Ein Zirkusdirektor, den die Leute lieben, aber nicht ernst nehmen

Claus Peymann und Tim Renner
Der Intendant des Berliner Ensemble Claus Peymann und Berlins ehemaliger Kulturstaatssekretär Tim Renner© picture alliance / dpa / Foto: Jörg Carstensen, Paul Zinken
Auch diese schallende Ohrfeige ist hier dokumentiert - nur fällt auf, dass sie nicht mehr das ganze Theaterland erschüttert hat, wie so viele seiner früheren Wut- und Glanzauftritte. "Mord und Totschlag" - so benannt nach einer Fahne, die Thomas Bernhard einst über dem Burgtheater hissen wollte, ist in mehrfacher Hinsicht ein Abschied. Vom Intendanten des Berliner Ensembles und von einer ganzen Generation, vom autoritär bis despotisch geführten Regietheater, das ein klares Feindbild hatte in der trägen, reaktionären Bürgerlichkeit. "Die Deppen, die die Literatur zerstört haben, zerstören jetzt das Theater", sagt Peymann.

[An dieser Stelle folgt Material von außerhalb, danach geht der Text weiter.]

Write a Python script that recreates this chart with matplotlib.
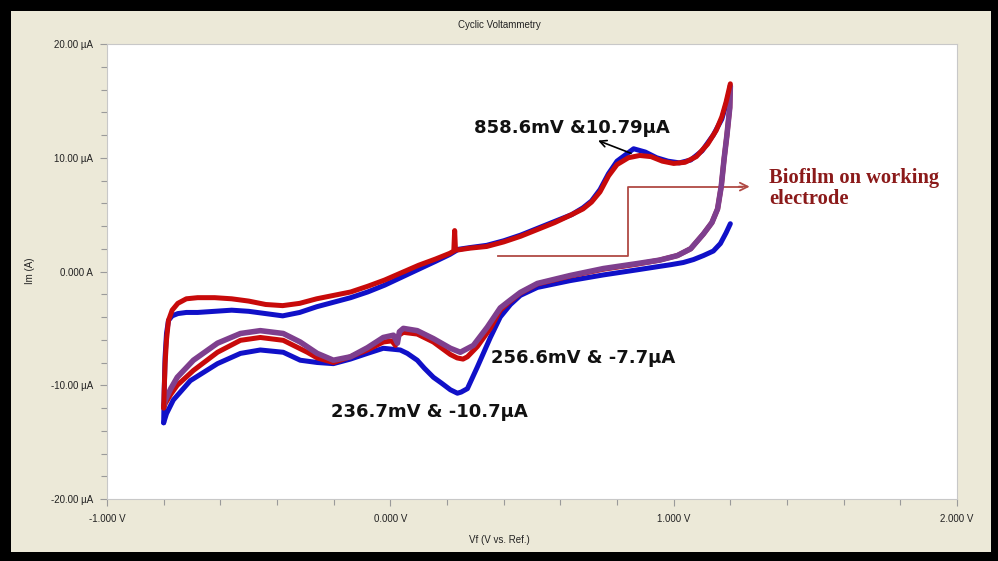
import matplotlib
matplotlib.use("Agg")
import matplotlib.pyplot as plt
from matplotlib.patches import Rectangle

# ---- Cyclic voltammetry data (potential in V, current in µA) ----
# forward (anodic) sweeps
red_fwd_v = [-0.800, -0.798, -0.795, -0.790, -0.783, -0.770, -0.750, -0.720, -0.680, -0.620,
             -0.560, -0.500, -0.440, -0.380, -0.320, -0.260, -0.200, -0.140, -0.080, -0.020,
             0.040, 0.100, 0.160, 0.210, 0.224, 0.227, 0.230, 0.240, 0.280, 0.340,
             0.400, 0.460, 0.520, 0.580, 0.640, 0.680, 0.710, 0.740, 0.770, 0.800,
             0.840, 0.880, 0.920, 0.960, 1.000, 1.040, 1.080, 1.120, 1.150, 1.170,
             1.185, 1.200]
red_fwd_i = [-12.0, -10.4, -8.1, -6.0, -4.3, -3.4, -2.8, -2.4, -2.3, -2.3,
             -2.4, -2.6, -2.9, -3.0, -2.8, -2.4, -2.1, -1.8, -1.3, -0.75,
             -0.1, 0.55, 1.1, 1.6, 1.8, 3.6, 1.9, 1.9, 2.05, 2.2,
             2.6, 3.1, 3.7, 4.3, 5.0, 5.5, 6.1, 7.0, 8.4, 9.4,
             10.0, 10.2, 10.1, 9.7, 9.5, 9.6, 10.1, 11.2, 12.4, 13.6,
             14.9, 16.5]

blue_fwd_v = [-0.800, -0.798, -0.795, -0.790, -0.783, -0.770, -0.750, -0.720, -0.680, -0.620,
              -0.560, -0.500, -0.440, -0.380, -0.320, -0.260, -0.200, -0.140, -0.080, -0.020,
              0.040, 0.100, 0.160, 0.210, 0.240, 0.280, 0.340, 0.400, 0.460, 0.520,
              0.580, 0.640, 0.680, 0.710, 0.740, 0.770, 0.800, 0.8586, 0.900, 0.940,
              0.980, 1.020, 1.060, 1.100, 1.140, 1.170, 1.185, 1.200]
blue_fwd_i = [-13.3, -10.4, -7.5, -5.45, -4.3, -3.9, -3.7, -3.6, -3.6, -3.5,
              -3.4, -3.5, -3.7, -3.9, -3.6, -3.1, -2.7, -2.3, -1.8, -1.2,
              -0.5, 0.2, 0.9, 1.5, 1.95, 2.1, 2.3, 2.7, 3.2, 3.8,
              4.4, 5.0, 5.6, 6.2, 7.2, 8.6, 9.7, 10.79, 10.5, 10.0,
              9.7, 9.55, 9.8, 10.6, 12.0, 13.4, 14.7, 16.2]

# reverse (cathodic) sweeps
blue_rev_v = [1.200, 1.185, 1.165, 1.140, 1.105, 1.070, 1.034, 0.990, 0.950, 0.872,
              0.752, 0.635, 0.519, 0.459, 0.424, 0.388, 0.353, 0.307, 0.272, 0.250,
              0.2367, 0.212, 0.180, 0.152, 0.120, 0.095, 0.060, 0.035, -0.025, -0.081,
              -0.141, -0.201, -0.258, -0.318, -0.378, -0.459, -0.529, -0.610, -0.706, -0.766,
              -0.790, -0.800]
blue_rev_i = [4.2, 3.4, 2.46, 1.8, 1.4, 1.05, 0.79, 0.6, 0.45, 0.15,
              -0.3, -0.8, -1.4, -2.1, -2.9, -4.0, -5.8, -8.4, -10.3, -10.6,
              -10.7, -10.4, -9.8, -9.3, -8.5, -7.8, -7.2, -6.9, -6.75, -7.2,
              -7.7, -8.1, -8.0, -7.8, -7.1, -6.9, -7.2, -8.1, -9.6, -11.3,
              -12.5, -13.3]

red_rev_v = [1.200, 1.198, 1.188, 1.178, 1.168, 1.155, 1.135, 1.105, 1.060, 1.013,
             0.950, 0.872, 0.752, 0.635, 0.519, 0.459, 0.424, 0.388, 0.353, 0.307,
             0.272, 0.2566, 0.236, 0.212, 0.152, 0.095, 0.046, 0.030, 0.018, 0.005,
             -0.025, -0.081, -0.141, -0.201, -0.258, -0.293, -0.378, -0.459, -0.529, -0.610,
             -0.695, -0.752, -0.775, -0.794, -0.800]
red_rev_i = [16.3, 14.4, 12.0, 9.9, 7.5, 5.5, 4.3, 3.3, 2.0, 1.4,
             1.0, 0.65, 0.2, -0.4, -1.1, -1.9, -2.6, -3.4, -5.0, -6.6,
             -7.5, -7.7, -7.6, -7.3, -6.2, -5.5, -5.35, -5.6, -6.5, -6.1,
             -6.2, -6.9, -7.5, -8.0, -7.6, -7.1, -6.05, -5.8, -6.05, -7.1,
             -8.7, -10.0, -10.8, -11.6, -12.0]

purple_rev_v = [1.200, 1.198, 1.188, 1.178, 1.168, 1.155, 1.135, 1.105, 1.060, 1.013,
                0.950, 0.872, 0.752, 0.635, 0.519, 0.459, 0.424, 0.388, 0.342, 0.293,
                0.247, 0.212, 0.152, 0.095, 0.046, 0.032, 0.025, 0.011, -0.025, -0.081,
                -0.141, -0.201, -0.258, -0.318, -0.378, -0.459, -0.529, -0.610, -0.695, -0.752,
                -0.775, -0.794, -0.800]
purple_rev_i = [16.3, 14.4, 12.0, 9.9, 7.5, 5.5, 4.3, 3.3, 2.0, 1.4,
                1.0, 0.70, 0.26, -0.35, -1.05, -1.84, -2.5, -3.2, -4.9, -6.5,
                -7.1, -6.75, -5.9, -5.2, -5.0, -5.3, -6.3, -5.6, -5.8, -6.7,
                -7.5, -7.8, -7.2, -6.2, -5.45, -5.2, -5.45, -6.3, -7.8, -9.3,
                -10.3, -11.3, -11.8]

# axis ticks
x_major = [-1.0, 0.0, 1.0, 2.0]
x_major_labels = ["-1.000 V", "0.000 V", "1.000 V", "2.000 V"]
y_major = [-20, -10, 0, 10, 20]
y_major_labels = ["-20.00 µA", "-10.00 µA", "0.000 A", "10.00 µA", "20.00 µA"]

# peak annotations
ox_peak_v, ox_peak_i = 0.8586, 10.79
red_peak_v, red_peak_i = 0.2566, -7.7
blue_peak_v, blue_peak_i = 0.2367, -10.7

W, H = 998, 561
fig = plt.figure(figsize=(W / 100, H / 100), dpi=100)
fig.patch.set_facecolor("black")

# beige instrument-software panel inside the black frame
panel = Rectangle((11 / W, 1 - 552 / H), (991 - 11) / W, (552 - 11) / H,
                  transform=fig.transFigure, facecolor="#ECE9D8",
                  edgecolor="none", zorder=-10)
fig.add_artist(panel)

ax = fig.add_axes([107 / W, 1 - 499 / H, 850 / W, 455 / H])
ax.set_zorder(1)
ax.set_facecolor("white")
ax.set_xlim(-1, 2)
ax.set_ylim(-20, 20)

tick_font = dict(family="Liberation Sans", size=7, color="#222222")
ax.set_xticks(x_major)
ax.set_xticklabels(x_major_labels, **tick_font)
ax.set_xticks([v / 10 for v in range(-10, 21, 2)], minor=True)
ax.set_yticks(y_major)
ax.set_yticklabels(y_major_labels, **tick_font)
ax.set_yticks(list(range(-20, 21, 2)), minor=True)
ax.tick_params(which="both", direction="out", color="#9A9A9A", width=0.8)
ax.tick_params(which="major", length=5, pad=5)
ax.tick_params(which="minor", length=4)
ax.tick_params(axis="x", which="major", pad=6)
ax.tick_params(top=False, right=False)
for side, sp in ax.spines.items():
    sp.set_color("#C8C8C8")
    sp.set_linewidth(0.8)

# voltammograms
line_kw = dict(solid_capstyle="round", solid_joinstyle="round")
ax.plot(blue_fwd_v, blue_fwd_i, color="#1010C8", lw=3.6, zorder=3, **line_kw)
ax.plot(blue_rev_v, blue_rev_i, color="#1010C8", lw=3.6, zorder=3, **line_kw)
ax.plot(red_rev_v, red_rev_i, color="#C80A0A", lw=3.6, zorder=4, **line_kw)
ax.plot(purple_rev_v, purple_rev_i, color="#7E3F8E", lw=4.0, zorder=5, **line_kw)
ax.plot(red_fwd_v, red_fwd_i, color="#C80A0A", lw=3.6, zorder=6, **line_kw)

label_font = dict(family="DejaVu Sans", weight="bold", size=13, color="#111111")
ax.text(0.2965, 12.63, f"{ox_peak_v * 1000:.1f}mV &{ox_peak_i:.2f}µA",
        va="center", ha="left", zorder=8, **label_font)
ax.annotate("", xy=(0.724, 11.6), xytext=(ox_peak_v, 10.3),
            arrowprops=dict(arrowstyle="->", color="black", lw=1.2,
                            mutation_scale=12), zorder=8)
ax.text(0.3565, -7.63, f"{red_peak_v * 1000:.1f}mV & {red_peak_i:.1f}µA",
        va="center", ha="left", zorder=8, **label_font)
ax.text(-0.208, -12.37, f"{blue_peak_v * 1000:.1f}mV & {blue_peak_i:.1f}µA",
        va="center", ha="left", zorder=8, **label_font)

# callout pointing to the biofilm note
call_c = "#B04A44"
ax.plot([0.381, 0.840, 0.840, 1.24], [1.40, 1.40, 7.46, 7.46], color=call_c,
        lw=1.3, zorder=2)
ax.annotate("", xy=(1.278, 7.46), xytext=(1.22, 7.46),
            arrowprops=dict(arrowstyle="->", color=call_c, lw=1.3,
                            mutation_scale=14), zorder=2)
ax.text(1.338, 7.28, "Biofilm on working\nelectrode", family="Liberation Serif",
        weight="bold", size=14.8, color="#8B1A1A", va="center", ha="left",
        linespacing=1.05, zorder=8)

# window texts
small = dict(family="Liberation Sans", size=7, color="#222222")
fig.text(0.5, 1 - 25 / H, "Cyclic Voltammetry", ha="center", va="center", **small)
fig.text(30 / W, 1 - 271 / H, "Im (A)", ha="center", va="center", rotation=90, **small)
fig.text(0.5, 1 - 540 / H, "Vf (V vs. Ref.)", ha="center", va="center", **small)

fig.savefig("out.png", dpi=100, facecolor=fig.get_facecolor())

Achtzig wird er nächstes Jahr und räumt das Berliner Ensemble - unfreiwillig - für Oliver Reese, seinen Nachfolger. "Ich würde mein Alter gern vertiefen", sagt er am Ende des Buches, "aber ich bleibe auf eine bestimmte Weise doch der politische Entertainer, ein Zirkusdirektor wie in den Stücken Thomas Bernhards, einer, den die Leute vielleicht lieben, aber nicht ernst nehmen."